Der Deutsche Fußball-Bund (DFB) und die Deutsche Fußball Liga (DFL) reagierten relativ gelassen und kündigten Prüfungen an. Die Offiziellen des FC St. Pauli, für den Schnitzler bis 2009 spielte, waren dagegen tief betroffen. „Das war ein Schock. Mit so etwas hätten wir nie und nimmer gerechnet“, sagte Teammanager Christian Bönig dem SID. „Die Tatsache, dass man mit der Wettmafia in Berührung kommt, ist allein schon ein Schlag ins Gesicht. Da wird der Sport mit Füßen getreten. Unfassbar.“

Der Verein habe die Spiele, die Schnitzler manipulieren sollte, bereits überprüft. „Sie waren alle nullkommanull auffällig. Rene Schnitzler hat wohl einen Betrüger betrogen. Hätte er die fünf Spiele manipuliert, hätten wir alle verloren“, sagte Bönig und nannte ein entlastendes Beispiel. „Wir haben in Mainz (beim 2:2 am 23. November 2008, d. Red.) in der 90. Minute den Ausgleich gemacht. Das sagt doch schon alles.“ Es sei bekannt gewesen, dass Schnitzler „viel gespielt“ habe: „Ich glaube, er hat eine gewisse Suchtstruktur in sich getragen.“

Die Staatsanwaltschaft Bochum, die im größten Wettskandal der europäischen Fußball-Geschichte ermittelt, steht mit dem Verein in Kontakt. St. Pauli will laut Bönig „alles mitteilen, was wir wissen“. Oberstaatsanwalt Bernd Bienioßek verweigerte auf Anfrage genauso wie Schnitzlers Anwalt Rainer Pohlen eine Stellungnahme.
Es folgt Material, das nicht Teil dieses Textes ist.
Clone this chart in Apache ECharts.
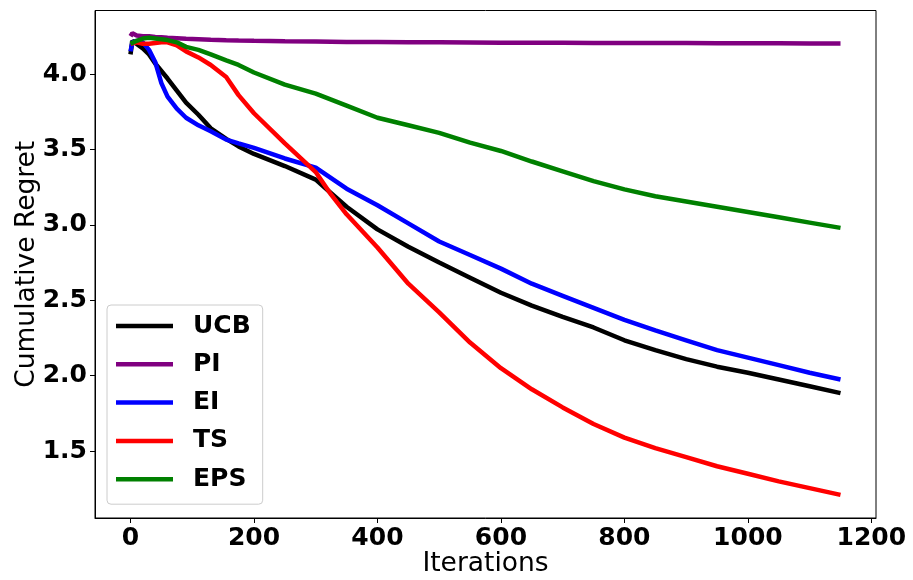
<!DOCTYPE html>
<html>
<head>
<meta charset="utf-8">
<script src="https://cdn.jsdelivr.net/npm/echarts@6/dist/echarts.min.js"></script>
<style>
html, body { margin: 0; padding: 0; background: #fff; }
#view { width: 913px; height: 580px; }
</style>
</head>
<body>
<div id="view"></div>
<script>
// iterations at which the curves were read
var iterations = [0, 3, 10, 20, 30, 40, 50, 60, 75, 90, 110, 130, 155, 175, 200, 250, 300, 325, 350,
    400, 450, 500, 550, 600, 650, 700, 750, 800, 850, 900, 950, 1000, 1050, 1100, 1150];

var ucb = [4.13, 4.22, 4.20, 4.17, 4.13, 4.07, 4.02, 3.97, 3.89, 3.81, 3.73, 3.64, 3.57, 3.52, 3.47, 3.39, 3.30, 3.21, 3.12,
    2.97, 2.855, 2.75, 2.65, 2.55, 2.465, 2.39, 2.32, 2.235, 2.17, 2.11, 2.06, 2.02, 1.975, 1.93, 1.885];
var pi = [4.25, 4.27, 4.255, 4.25, 4.25, 4.245, 4.243, 4.24, 4.237, 4.233, 4.23, 4.227, 4.224, 4.222, 4.22, 4.217, 4.215, 4.214, 4.213,
    4.212, 4.211, 4.21, 4.209, 4.208, 4.207, 4.207, 4.206, 4.206, 4.205, 4.205, 4.204, 4.204, 4.204, 4.203, 4.203];
var ei = [4.15, 4.21, 4.22, 4.21, 4.16, 4.08, 3.94, 3.85, 3.77, 3.71, 3.66, 3.62, 3.565, 3.54, 3.51, 3.44, 3.38, 3.31, 3.24,
    3.13, 3.01, 2.89, 2.80, 2.71, 2.61, 2.53, 2.45, 2.37, 2.30, 2.235, 2.17, 2.12, 2.07, 2.02, 1.975];
var ts = [4.20, 4.21, 4.21, 4.20, 4.20, 4.205, 4.21, 4.21, 4.19, 4.15, 4.11, 4.06, 3.98, 3.86, 3.74, 3.54, 3.35, 3.20, 3.07,
    2.85, 2.61, 2.42, 2.22, 2.05, 1.91, 1.79, 1.68, 1.59, 1.52, 1.46, 1.40, 1.35, 1.30, 1.255, 1.21];
var eps = [4.20, 4.21, 4.22, 4.235, 4.24, 4.235, 4.23, 4.225, 4.21, 4.18, 4.16, 4.13, 4.09, 4.06, 4.01, 3.93, 3.87, 3.83, 3.79,
    3.71, 3.66, 3.61, 3.545, 3.49, 3.42, 3.355, 3.29, 3.235, 3.19, 3.155, 3.12, 3.085, 3.05, 3.015, 2.98];

var names = ['UCB', 'PI', 'EI', 'TS', 'EPS'];
var colors = ['#000000', '#800080', '#0000ff', '#ff0000', '#008000'];
var values = [ucb, pi, ei, ts, eps];

var xTicks = [0, 200, 400, 600, 800, 1000, 1200];
var yTicks = [1.5, 2.0, 2.5, 3.0, 3.5, 4.0];

var FONT = 'DejaVu Sans';

function pairs(ys) {
    return iterations.map(function (x, i) { return [x, ys[i]]; });
}

var myChart = echarts.init(document.getElementById('view'));
var option = {
    animation: false,
    backgroundColor: '#fff',
    grid: {
        left: 95, top: 10.5, right: 37, bottom: 62,
        outerBoundsMode: 'none', containLabel: false,
        show: true, borderColor: '#000', borderWidth: 1
    },
    legend: {
        orient: 'vertical',
        left: 107, top: 305,
        data: names.map(function (n) { return { name: n, icon: 'rect' }; }),
        backgroundColor: 'rgba(255,255,255,0.8)',
        borderColor: '#cccccc', borderWidth: 1, borderRadius: 4,
        padding: [6, 12, 10, 9],
        itemWidth: 57, itemHeight: 4.5, itemGap: 8.3,
        textStyle: { fontFamily: FONT, fontSize: 25, fontWeight: 'bold', color: '#000', lineHeight: 30, padding: [0, 0, 0, 15] }
    },
    xAxis: {
        type: 'value',
        min: -57.5, max: 1207.5,
        name: 'Iterations', nameLocation: 'middle', nameGap: 33, nameMoveOverlap: false,
        nameTextStyle: { fontFamily: FONT, fontSize: 26.5, color: '#000' },
        axisLine: { show: true, onZero: false, lineStyle: { color: '#000', width: 1 } },
        axisTick: { show: true, length: 5, customValues: xTicks, lineStyle: { color: '#000' } },
        axisLabel: {
            customValues: xTicks, margin: 8, fontFamily: FONT, fontSize: 25, fontWeight: 'bold', color: '#000',
            formatter: function (v) { return String(v); }
        },
        splitLine: { show: false }
    },
    yAxis: {
        type: 'value',
        min: 1.057, max: 4.421,
        name: 'Cumulative Regret', nameLocation: 'middle', nameGap: 54, nameMoveOverlap: false,
        nameTextStyle: { fontFamily: FONT, fontSize: 26.5, color: '#000' },
        axisLine: { show: true, onZero: false, lineStyle: { color: '#000', width: 1 } },
        axisTick: { show: true, length: 5, customValues: yTicks, lineStyle: { color: '#000' } },
        axisLabel: {
            customValues: yTicks, margin: 8, fontFamily: FONT, fontSize: 25, fontWeight: 'bold', color: '#000',
            formatter: function (v) { return v.toFixed(1); }
        },
        splitLine: { show: false }
    },
    series: names.map(function (n, i) {
        return {
            name: n,
            type: 'line',
            data: pairs(values[i]),
            symbol: 'none',
            color: colors[i],
            lineStyle: { color: colors[i], width: 4.5 }
        };
    })
};
myChart.setOption(option);
</script>
</body>
</html>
Paul R., der den Profi anwarb, bezahlte und schließlich bedrohte, ist in Bochum kein Unbekannter: Laut Stern-Recherchen handelt es sich um einen 51 Jahre alten Niederländer, der eine zentrale Figur des Skandals ist. Auch mit dem mutmaßlichen Drahtzieher Mario C. hatte Schnitzler Kontakt - unter anderem am Flughafen von Amsterdam, den der Spieler angeblich in Todesangst verließ.
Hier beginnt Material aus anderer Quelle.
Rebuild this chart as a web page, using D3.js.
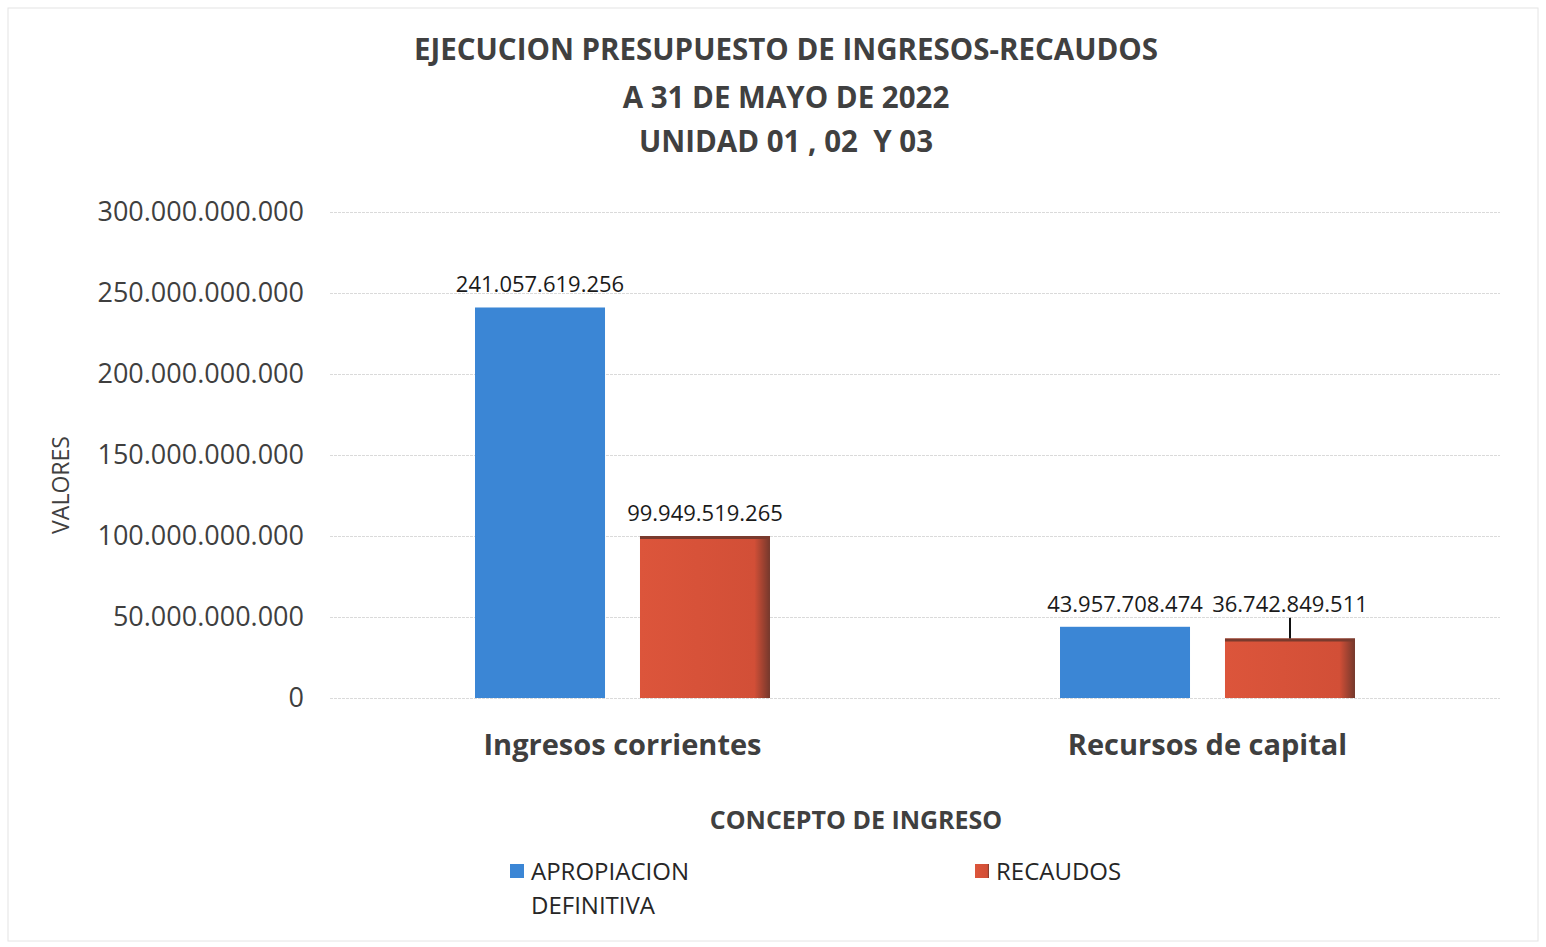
<!DOCTYPE html>
<html lang="es">
<head>
    <meta charset="UTF-8">
    <title>Ejecucion presupuesto</title>
    <script src="https://d3js.org/d3.v7.min.js"></script>
    <style>
        body { margin: 0; background: #fff; }
        text { font-family: "Open Sans", "Noto Sans", sans-serif; }
    </style>
</head>
<body>
    <svg width="1546" height="947"></svg>
    <script>
        // chart data
        const categories = ["Ingresos corrientes", "Recursos de capital"];
        const seriesNames = ["APROPIACION DEFINITIVA", "RECAUDOS"];
        const apropiacion = [241057619256, 43957708474];
        const recaudos = [99949519265, 36742849511];
        const yTicks = [0, 50e9, 100e9, 150e9, 200e9, 250e9, 300e9];
        const titleLines = ["EJECUCION PRESUPUESTO DE INGRESOS-RECAUDOS", "A 31 DE MAYO DE 2022", "UNIDAD 01 , 02  Y 03"];

        const colors = ["#3b86d5", "#d8513a"];
        const width = 1546, height = 947;
        const margin = {top: 212, right: 46, bottom: 249, left: 330};

        const svg = d3.select("svg");

        // outer frame
        svg.append("rect")
            .attr("x", 8).attr("y", 8)
            .attr("width", width - 16).attr("height", height - 14)
            .attr("fill", "none").attr("stroke", "#e4e4e4");

        const es = d3.formatLocale({decimal: ",", thousands: ".", grouping: [3], currency: ["$", ""]});
        const fmt = es.format(",.0f");

        const x0 = d3.scaleBand()
            .domain(categories)
            .range([margin.left, width - margin.right]);

        const x1 = d3.scaleBand()
            .domain(seriesNames)
            .range([0, x0.bandwidth()])
            .paddingInner(0.212)
            .paddingOuter(0.879);

        const y = d3.scaleLinear()
            .domain([0, 300e9])
            .range([height - margin.bottom, margin.top]);

        // gradient for the red bars (darker right edge)
        const defs = svg.append("defs");
        const gr = defs.append("linearGradient").attr("id", "redShade");
        gr.append("stop").attr("offset", "0%").attr("stop-color", "#dc553b");
        gr.append("stop").attr("offset", "88%").attr("stop-color", "#d24f37");
        gr.append("stop").attr("offset", "100%").attr("stop-color", "#74382c");

        // gridlines
        svg.append("g")
            .attr("transform", `translate(${margin.left},0)`)
            .call(d3.axisLeft(y).tickValues(yTicks).tickSize(-(width - margin.left - margin.right)).tickFormat(""))
            .call(g => g.select(".domain").remove())
            .call(g => g.selectAll("line").attr("stroke", "#dadada").attr("stroke-dasharray", "3,1"));

        // y axis labels
        svg.append("g")
            .attr("transform", `translate(${margin.left - 23},0)`)
            .call(d3.axisLeft(y).tickValues(yTicks).tickSize(0).tickFormat(fmt))
            .call(g => g.select(".domain").remove())
            .call(g => g.selectAll("text")
                .attr("fill", "#3f3f3f")
                .style("font-size", "27px")
                .attr("dx", 0));

        // bars
        const rows = categories.map((c, i) => ({cat: c, vals: [apropiacion[i], recaudos[i]]}));
        const groups = svg.append("g").selectAll("g")
            .data(rows)
            .join("g")
            .attr("transform", d => `translate(${x0(d.cat)},0)`);

        groups.selectAll("rect")
            .data(d => d.vals.map((v, j) => ({name: seriesNames[j], v: v, j: j})))
            .join("rect")
            .attr("x", d => x1(d.name))
            .attr("y", d => y(d.v))
            .attr("width", x1.bandwidth())
            .attr("height", d => y(0) - y(d.v))
            .attr("fill", d => d.j === 0 ? colors[0] : "url(#redShade)");

        // top dark edge on red bars
        groups.selectAll("line.edge")
            .data(d => [{name: seriesNames[1], v: d.vals[1]}])
            .join("line")
            .attr("class", "edge")
            .attr("x1", d => x1(d.name))
            .attr("x2", d => x1(d.name) + x1.bandwidth())
            .attr("y1", d => y(d.v) + 1.5)
            .attr("y2", d => y(d.v) + 1.5)
            .attr("stroke", "#7a3a2d").attr("stroke-width", 3);

        // value labels (aligned when two labels would collide)
        groups.each(function(d) {
            const g = d3.select(this);
            const tops = d.vals.map(v => y(v) - 15);
            const close = Math.abs(tops[0] - tops[1]) < 30;
            d.vals.forEach((v, j) => {
                const name = seriesNames[j];
                const cx = x1(name) + x1.bandwidth() / 2;
                const ly = close ? Math.min(...tops) : tops[j];
                g.append("text")
                    .attr("x", cx).attr("y", ly)
                    .attr("text-anchor", "middle")
                    .attr("fill", "#1a1a1a")
                    .style("font-size", "22px")
                    .text(fmt(v));
                if (close && ly < tops[j] - 4) {
                    g.append("line")
                        .attr("x1", cx).attr("x2", cx)
                        .attr("y1", ly + 6).attr("y2", y(v))
                        .attr("stroke", "#111").attr("stroke-width", 2);
                }
            });
        });

        // category labels
        svg.append("g")
            .selectAll("text")
            .data(categories)
            .join("text")
            .attr("x", d => x0(d) + x0.bandwidth() / 2)
            .attr("y", 755)
            .attr("text-anchor", "middle")
            .attr("fill", "#3f3f3f")
            .style("font-size", "29px")
            .style("font-weight", "bold")
            .text(d => d);

        // titles
        svg.append("g")
            .selectAll("text")
            .data(titleLines)
            .join("text")
            .attr("x", 786)
            .attr("y", (d, i) => [60, 108, 152][i])
            .attr("text-anchor", "middle")
            .attr("fill", "#404040")
            .style("font-size", "29.5px")
            .style("font-weight", "bold")
            .style("white-space", "pre")
            .text(d => d);

        // axis titles
        svg.append("text")
            .attr("transform", "translate(69,485) rotate(-90)")
            .attr("text-anchor", "middle")
            .attr("fill", "#404040")
            .style("font-size", "23px")
            .text("VALORES");

        svg.append("text")
            .attr("x", 856).attr("y", 829)
            .attr("text-anchor", "middle")
            .attr("fill", "#404040")
            .style("font-size", "25px")
            .style("font-weight", "bold")
            .text("CONCEPTO DE INGRESO");

        // legend
        const legendX = [510, 975];
        const legend = svg.append("g").selectAll("g")
            .data(seriesNames)
            .join("g")
            .attr("transform", (d, i) => `translate(${legendX[i]},864)`);
        legend.append("rect")
            .attr("width", 14).attr("height", 14)
            .attr("fill", (d, i) => i === 0 ? colors[0] : "url(#redShade)");
        legend.append("text")
            .attr("x", 21).attr("y", 16)
            .attr("fill", "#262626")
            .style("font-size", "24px")
            .each(function(d) {
                const words = d.split(" ");
                d3.select(this).selectAll("tspan")
                    .data(words)
                    .join("tspan")
                    .attr("x", 21)
                    .attr("dy", (w, k) => k === 0 ? 0 : 34)
                    .text(w => w);
            });
    </script>
</body>
</html>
Der Profi behauptet, in einer Zwickmühle gesteckt zu haben. Seit einem Kasino-Besuch in Aachen 2003 sei er spielsüchtig. Um seine Verluste auszugleichen, setzte er schließlich seine Karriere aufs Spiel. Am 15. Mai 2008 sei er von Paul R. in einem Hotel in Noordwijk angeworben worden; ab diesem Tag war die Spirale nicht mehr aufzuhalten. Nach und nach verzockte Schnitzler das Geld des Paten, wurde bedroht, stimmte weiteren Manipulationen zu, dann begann alles wieder von vorn. Dabei habe er, als am Anfang eine Begegnung nach Wunsch mit einer Niederlage geendet habe, gedacht: „Mein Gott, ist das einfach!“

Dann lief es nicht mehr, und der Pate machte Druck. Schnitzler erhielt weiteres Geld, um Mitspieler zu bestechen - er leugnet, wirklich etwas davon ausbezahlt zu haben. Angeblich hat er alles verspielt, teilweise im Rausch, 36 Stunden am Stück. Das Problem: Paul R. wollte nun Spieler sehen, die eingeweiht sind. Zwei Kollegen spielten das Theater für Schnitzler mit.

Dennoch wird diesem mit dem Tod gedroht. Schnitzler lässt sich „überreden“, ein Spiel in Mainz zu verschieben, doch es endet 2:2. Danach erhält Schnitzler einen Anruf eines Wettbüro-Betreibers, der auch in die Deals involviert gewesen sein soll. „Sieh zu, dass du abhaust“, sagt er, „Paul hat zwei Millionen Euro verloren.“ Am 8. Dezember wird Schnitzler von der Polizei aus dem Bett geholt, die einen Tipp bekommen hat - von Mario C.